Odpowiedź jest bardzo prosta.
Został wyhodowany, a nie wychowany !!!
Pan, jako miłośnik faszystów, reprezentuje ten sam poziom myślenia co oni, a raczej jego braku.
Jest pan z nimi nierozerwalnie związany językiem pełnym nienawiści i przemocy.
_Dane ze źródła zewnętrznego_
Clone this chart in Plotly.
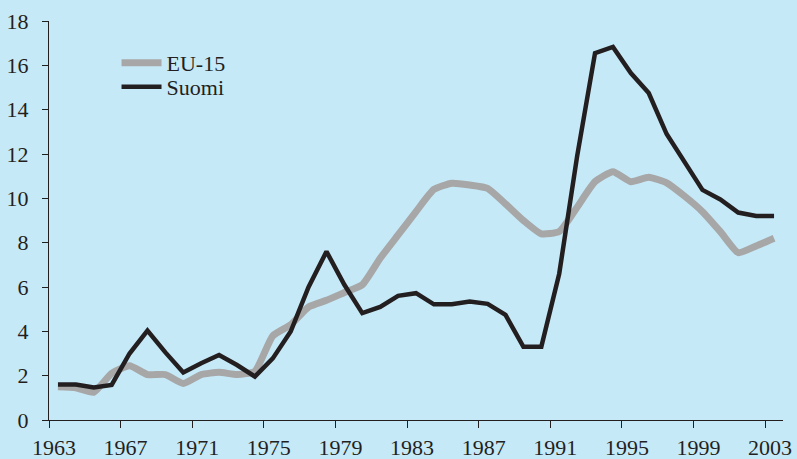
import plotly.graph_objects as go

years = list(range(1963, 2004))
eu15 = [1.5, 1.45, 1.25, 2.1, 2.45, 2.05, 2.05, 1.65, 2.05, 2.15,
        2.05, 2.2, 3.8, 4.3, 5.1, 5.4, 5.75, 6.1, 7.3, 8.35,
        9.4, 10.4, 10.68, 10.6, 10.45, 9.75, 9.0, 8.4, 8.5, 9.6,
        10.75, 11.2, 10.75, 10.95, 10.7, 10.1, 9.4, 8.5, 7.55, 7.85, 8.2]
suomi = [1.6, 1.6, 1.47, 1.58, 3.0, 4.03, 3.05, 2.14, 2.56, 2.93,
         2.48, 1.96, 2.78, 3.99, 6.0, 7.6, 6.1, 4.82, 5.1, 5.6,
         5.72, 5.22, 5.22, 5.34, 5.24, 4.74, 3.3, 3.3, 6.6, 11.9,
         16.55, 16.83, 15.65, 14.75, 12.9, 11.6, 10.38, 9.95, 9.36, 9.2, 9.2]
tick_years = list(range(1963, 2004, 4))
y_ticks = list(range(0, 19, 2))

# annual values plotted at mid-year
x_mid = [y + 0.5 for y in years]

font_family = "Liberation Serif, DejaVu Serif, serif"
bg = "#C6E9F8"

fig = go.Figure()
fig.add_trace(go.Scatter(x=x_mid, y=eu15, mode="lines", name="EU-15", legend="legend",
                         line=dict(color="#A7A7A7", width=7, shape="spline", smoothing=0.5)))
fig.add_trace(go.Scatter(x=x_mid, y=suomi, mode="lines", name="Suomi", legend="legend2",
                         line=dict(color="#231F20", width=4.5)))

leg_common = dict(xanchor="left", yanchor="middle", bgcolor="rgba(0,0,0,0)",
                  font=dict(size=22, family=font_family, color="#231F20"), itemwidth=40)
fig.update_layout(
    width=797, height=459,
    paper_bgcolor=bg, plot_bgcolor=bg,
    margin=dict(l=49, r=14, t=21, b=39),
    font=dict(family=font_family, size=22, color="#231F20"),
    showlegend=True,
    legend=dict(x=0.092, y=0.895, **leg_common),
    legend2=dict(x=0.092, y=0.835, **leg_common),
)
fig.update_xaxes(range=[1963, 2004], tickvals=tick_years, ticktext=[str(t) for t in tick_years],
                 automargin=False, ticklabelshift=5,
                 showgrid=False, zeroline=False, showline=True, linecolor="#231F20", linewidth=1.3,
                 ticks="outside", ticklen=7, tickcolor="#231F20", tickwidth=1.3)
fig.update_yaxes(range=[0, 18], tickvals=y_ticks, automargin=False, ticklabelstandoff=9,
                 showgrid=False, zeroline=False, showline=True, linecolor="#231F20", linewidth=1.3,
                 ticks="outside", ticklen=6, tickcolor="#231F20", tickwidth=1.3)

fig.write_html(
    "out.html",
    config={"displayModeBar": False},
    post_script="document.body.style.margin='0';document.body.style.overflow='hidden';"
                "document.body.style.background='" + bg + "';",
)
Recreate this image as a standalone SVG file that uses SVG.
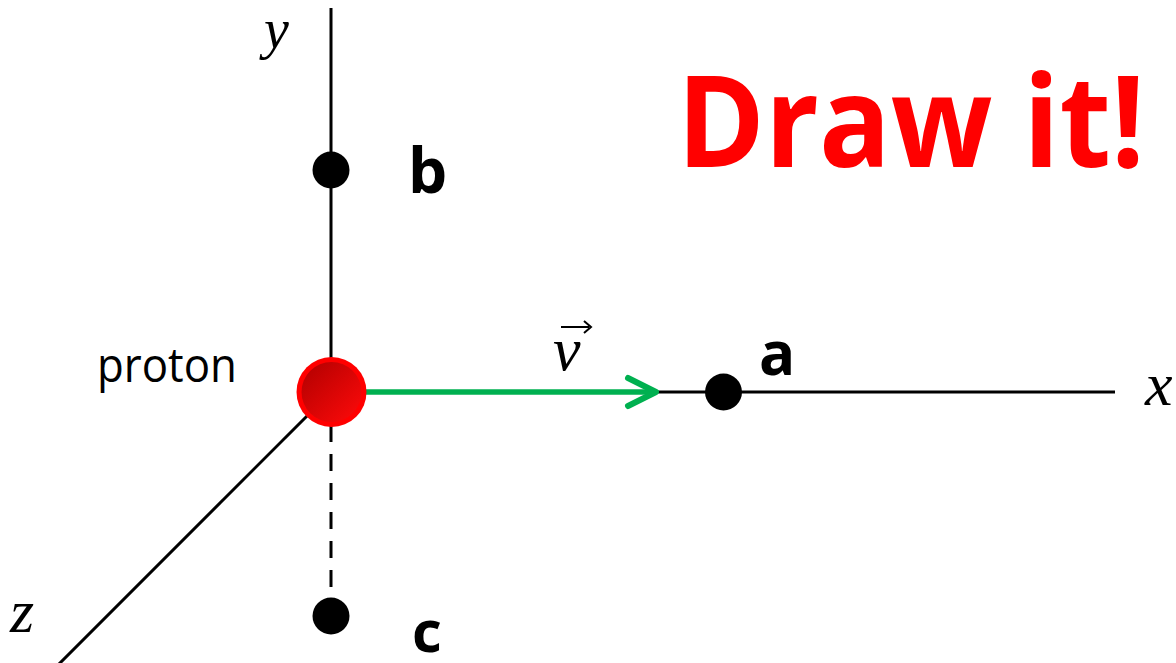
<svg xmlns="http://www.w3.org/2000/svg" width="1176" height="663" viewBox="0 0 1176 663">
<defs>
<linearGradient id="pg" x1="0" y1="0" x2="1" y2="1">
<stop offset="0" stop-color="#B00000"/>
<stop offset="1" stop-color="#FF0A0A"/>
</linearGradient>
<style>
.axis{stroke:#000;stroke-width:3;fill:none}
.dot{fill:#000}
.lbl{font-family:"Open Sans","Liberation Sans",sans-serif;font-weight:bold;fill:#000}
.math{font-family:"Liberation Serif","DejaVu Serif",serif;font-style:italic;fill:#000}
</style>
</defs>
<rect width="1176" height="663" fill="#fff"/>
<g id="connectors">
<line class="axis" x1="331" y1="8" x2="331" y2="360"/>
<line class="axis" x1="655" y1="392" x2="1115" y2="392"/>
<line class="axis" x1="310" y1="413" x2="55" y2="668"/>
<line class="axis" x1="331" y1="425" x2="331" y2="600" stroke-width="3.8" stroke-dasharray="17 12"/>
<line x1="366" y1="392" x2="654" y2="392" stroke="#00B050" stroke-width="5.5"/>
<polyline points="628,378 656,392 628,406" fill="none" stroke="#00B050" stroke-width="6" stroke-linecap="round" stroke-linejoin="round"/>
</g>
<g id="proton">
<circle cx="331.5" cy="392" r="35" fill="#FF0000"/>
<circle cx="331.5" cy="392" r="30" fill="url(#pg)"/>
<text x="97" y="382" font-family="'Open Sans','Liberation Sans',sans-serif" font-size="47" textLength="140" lengthAdjust="spacingAndGlyphs" fill="#000">proton</text>
</g>
<g id="point-a">
<circle class="dot" cx="723.5" cy="392" r="18.5"/>
<text class="lbl" x="759" y="375" font-size="60">a</text>
</g>
<g id="point-b">
<circle class="dot" cx="331" cy="170" r="18.5"/>
<text class="lbl" x="408" y="193" font-size="62">b</text>
</g>
<g id="point-c">
<circle class="dot" cx="331" cy="616" r="18.5"/>
<text class="lbl" x="412" y="652" font-size="58">c</text>
</g>
<g id="labels">
<text class="math" x="264" y="48" font-size="56">y</text>
<text class="math" x="1145" y="405" font-size="62">x</text>
<text class="math" x="10" y="632" font-size="62">z</text>
<text class="math" x="553" y="370" font-size="62">v</text>
<line x1="561" y1="327" x2="589" y2="327" stroke="#000" stroke-width="2"/>
<polyline points="584,321 591,327 584,333" fill="none" stroke="#000" stroke-width="2"/>
<text x="677" y="167" font-family="'Open Sans','Liberation Sans',sans-serif" font-weight="bold" font-size="127" textLength="468" lengthAdjust="spacingAndGlyphs" fill="#FF0000">Draw it!</text>
</g>
</svg>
Wzniesiony do rangi normy kulturowej i politycznej, stał się pan podstawowym narzędziem władzy.
Wyhodowany na użytek kościoła katolickiego.
Nie ma słów wystarczająco wulgarnych
w żadnym języku, żeby oddać skalę pańskiego chamstwa, buty i arogancji.
Nie ma słów wystarczająco wulgarnych
w żadnym języku, żeby określić plugawość pańskich poczynań.
No ale tym się różni wyhodowanie od wychowania.
Kończąć podzielę się z panem refleksją.
Jako wychowawczyni, poprowadzę cykl godzin wychowawczych na temat.
Jak działa faszyzm na przykładzie funkcjonowania Prawo i Sprawiedliwość w oparciu o publikacje zawarte w ,,podreczniku"
,,Historia I teraźniejszość"" Wojciecha Roszkowskiego"?
Będę mogła wraz z uczniami analizować politykę faszystowską obecnej władzy, która obejmuje różne strategie i wykorzystuje rozmaite narzędzia takie jak, przeszłość mityczna, propaganda, antyintelektualizm, odrealnienie, hierarchia, mentalność ofiary, praworządność.
Pozdrawiam wyhodowanego ,,ministra".